The nobility didn't want to let the capitalists gain any more influence; they viewed them with suspicion of being Westernized liberals. And the nobility were much less kind towards the working class than the capitalists, if you can believe that.
While coming under the control of Western liberals would have definitely spared Russia the famine, it probably would have doomed them come WWII (providing the lack of Bolshevism even allowed a fascist reaction).
And either way, the Romanovs would have been overthrown. In our timeline, it was radical proletarian revolution that killed him and his family. In an alternate timeline, it would have been radical bourgeois revolutionaries, much like the Jacobins who killed King Louis XVI, Marie Antoinette, and their son. So I think they were doomed regardless.
Nicholas himself was definitely going to be executed no matter who came to power. He just had too much blood on his hands. He all too willingly sent young men to the slaughter and allowed his officials to abuse them when they came back broken and disturbed by the realities of war. And that isn't even bringing up the repressions of Russia in the 1910s, which was an autocratic police state not unlike Saudi Arabia. I bet a lot of people don't even know that the GULAG and secret police originated in Tsarist Russia.
I still would have tried to save the kids ("kids", considering Alexei was 14 and Anastasia was 18), personally, because in the long term killing them just critically damaged the Bolsheviks' appeal, even if it allowed them to consolidate control in the short term. No matter the realities of modern corporate capitalism, it doesn't have the pre-requisite "we'll kill your kids" stain that communism gained. Hell, that's actually why Mao wanted to let Emperor Pu Yi lived, because the Chinese Communists were absolutely horrified by how brutal the Bolsheviks were. Most 20th century communist movements actually tried to distance themselves from the Bolsheviks precisely because of how they slaughtered the Romanov family. And like I said, you can say all you want "what about the kids killed by capitalism?" or "it was necessary due to the civil war", but that doesn't change that it fundamentally broke the appeal of the Bolsheviks even in the mind of revolutionary leftists. No matter how revolutionary you are, the cold fact is that most people aren't murderers and don't want to be one. That's why showing the Germans the atrocities of the Holocaust worked so well; even if many supported the Nazis, they didn't actually know what was being done.

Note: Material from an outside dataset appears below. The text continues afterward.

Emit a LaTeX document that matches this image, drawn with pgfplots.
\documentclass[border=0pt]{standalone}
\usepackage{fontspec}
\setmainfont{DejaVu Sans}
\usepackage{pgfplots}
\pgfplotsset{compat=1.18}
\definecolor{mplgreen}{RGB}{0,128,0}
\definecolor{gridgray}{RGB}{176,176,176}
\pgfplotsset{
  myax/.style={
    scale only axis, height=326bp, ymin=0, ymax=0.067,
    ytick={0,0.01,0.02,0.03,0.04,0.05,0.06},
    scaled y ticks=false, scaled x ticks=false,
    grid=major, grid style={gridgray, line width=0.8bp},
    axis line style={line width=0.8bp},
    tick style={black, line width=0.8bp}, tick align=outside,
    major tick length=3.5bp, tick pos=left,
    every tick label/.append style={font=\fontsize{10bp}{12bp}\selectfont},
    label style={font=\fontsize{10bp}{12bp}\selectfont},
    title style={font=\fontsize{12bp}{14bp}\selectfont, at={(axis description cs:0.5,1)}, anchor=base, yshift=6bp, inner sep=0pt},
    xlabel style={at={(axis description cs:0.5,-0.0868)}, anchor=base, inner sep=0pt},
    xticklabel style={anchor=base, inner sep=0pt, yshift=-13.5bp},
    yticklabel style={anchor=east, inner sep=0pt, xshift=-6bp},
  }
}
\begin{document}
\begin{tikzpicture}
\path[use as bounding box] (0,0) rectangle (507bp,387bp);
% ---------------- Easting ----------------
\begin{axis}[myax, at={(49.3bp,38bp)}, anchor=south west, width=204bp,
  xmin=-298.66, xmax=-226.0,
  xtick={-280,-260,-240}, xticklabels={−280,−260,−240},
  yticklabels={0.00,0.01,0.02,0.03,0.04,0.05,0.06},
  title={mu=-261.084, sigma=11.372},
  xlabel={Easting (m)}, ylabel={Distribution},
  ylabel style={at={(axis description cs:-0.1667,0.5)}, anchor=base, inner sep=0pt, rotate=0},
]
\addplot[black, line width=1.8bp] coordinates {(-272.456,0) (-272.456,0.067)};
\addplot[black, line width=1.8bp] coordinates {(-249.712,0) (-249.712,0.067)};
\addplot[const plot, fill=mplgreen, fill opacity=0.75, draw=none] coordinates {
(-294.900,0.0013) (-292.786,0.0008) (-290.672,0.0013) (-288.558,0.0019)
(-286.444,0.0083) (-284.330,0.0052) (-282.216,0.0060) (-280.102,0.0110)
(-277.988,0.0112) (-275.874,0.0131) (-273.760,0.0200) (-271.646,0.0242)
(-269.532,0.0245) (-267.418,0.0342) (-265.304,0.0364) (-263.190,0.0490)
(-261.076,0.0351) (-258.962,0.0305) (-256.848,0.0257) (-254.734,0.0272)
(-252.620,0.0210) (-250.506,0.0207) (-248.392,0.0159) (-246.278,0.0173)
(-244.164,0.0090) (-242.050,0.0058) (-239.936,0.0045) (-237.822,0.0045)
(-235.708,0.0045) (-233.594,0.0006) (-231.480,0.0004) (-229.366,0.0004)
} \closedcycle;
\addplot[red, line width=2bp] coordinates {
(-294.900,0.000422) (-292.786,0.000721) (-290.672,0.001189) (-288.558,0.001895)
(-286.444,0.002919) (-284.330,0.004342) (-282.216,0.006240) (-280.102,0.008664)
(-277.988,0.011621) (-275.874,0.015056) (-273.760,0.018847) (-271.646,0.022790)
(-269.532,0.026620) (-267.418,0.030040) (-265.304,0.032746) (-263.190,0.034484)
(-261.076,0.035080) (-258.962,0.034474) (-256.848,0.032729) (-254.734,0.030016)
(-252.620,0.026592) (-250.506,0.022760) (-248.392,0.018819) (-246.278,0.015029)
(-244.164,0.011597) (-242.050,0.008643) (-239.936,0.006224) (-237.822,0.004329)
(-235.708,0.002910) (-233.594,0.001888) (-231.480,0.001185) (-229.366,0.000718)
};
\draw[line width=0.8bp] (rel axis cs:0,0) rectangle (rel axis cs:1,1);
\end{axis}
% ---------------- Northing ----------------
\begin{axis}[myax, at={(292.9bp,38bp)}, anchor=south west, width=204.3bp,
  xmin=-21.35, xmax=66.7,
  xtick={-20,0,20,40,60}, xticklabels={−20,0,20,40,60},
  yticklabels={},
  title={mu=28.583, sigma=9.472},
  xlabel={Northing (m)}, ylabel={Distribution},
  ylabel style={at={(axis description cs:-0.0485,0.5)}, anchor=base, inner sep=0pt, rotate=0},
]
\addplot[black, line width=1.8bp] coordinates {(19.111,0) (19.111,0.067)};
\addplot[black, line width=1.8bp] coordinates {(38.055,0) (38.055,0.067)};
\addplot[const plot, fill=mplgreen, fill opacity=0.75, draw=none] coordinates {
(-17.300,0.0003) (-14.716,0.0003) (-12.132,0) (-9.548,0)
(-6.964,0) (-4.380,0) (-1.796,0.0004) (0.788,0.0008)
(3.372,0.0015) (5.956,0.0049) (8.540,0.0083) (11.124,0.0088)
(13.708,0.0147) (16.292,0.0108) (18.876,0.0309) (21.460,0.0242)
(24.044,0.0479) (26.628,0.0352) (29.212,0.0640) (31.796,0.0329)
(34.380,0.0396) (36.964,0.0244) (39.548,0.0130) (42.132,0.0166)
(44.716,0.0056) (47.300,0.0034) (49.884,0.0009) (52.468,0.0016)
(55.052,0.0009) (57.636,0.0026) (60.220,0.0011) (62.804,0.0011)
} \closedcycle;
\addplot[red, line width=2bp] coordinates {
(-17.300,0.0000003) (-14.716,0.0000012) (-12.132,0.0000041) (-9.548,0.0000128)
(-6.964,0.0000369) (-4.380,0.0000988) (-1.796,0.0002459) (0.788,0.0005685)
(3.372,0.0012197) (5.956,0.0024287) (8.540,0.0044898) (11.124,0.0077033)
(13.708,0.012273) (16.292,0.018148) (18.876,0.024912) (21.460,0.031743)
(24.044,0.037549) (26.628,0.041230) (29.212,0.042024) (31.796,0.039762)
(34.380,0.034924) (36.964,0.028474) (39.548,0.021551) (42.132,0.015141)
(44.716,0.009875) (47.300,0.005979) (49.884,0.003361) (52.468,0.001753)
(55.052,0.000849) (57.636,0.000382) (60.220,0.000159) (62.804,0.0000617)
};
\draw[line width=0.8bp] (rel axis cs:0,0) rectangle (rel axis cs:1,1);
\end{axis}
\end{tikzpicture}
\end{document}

If you showed most Westerners what poverty actually looked like in the undeveloped world, I'm sure many would have their faith in their system broken because when they hear "poverty", they think "lazy welfare-mooching ghetto queens who vote Democrat for more handouts" and not something like this. And it goes both ways. If the first thing a radical leftist sees as being the result of their new world is a bunch of butchered, stabbed, and sexually assaulted young women damned because of their social origin, they're going to stagger and say "I didn't sign up for this shit." And if they don't, their neighbor will, and there you have planted the roots of a new conflict.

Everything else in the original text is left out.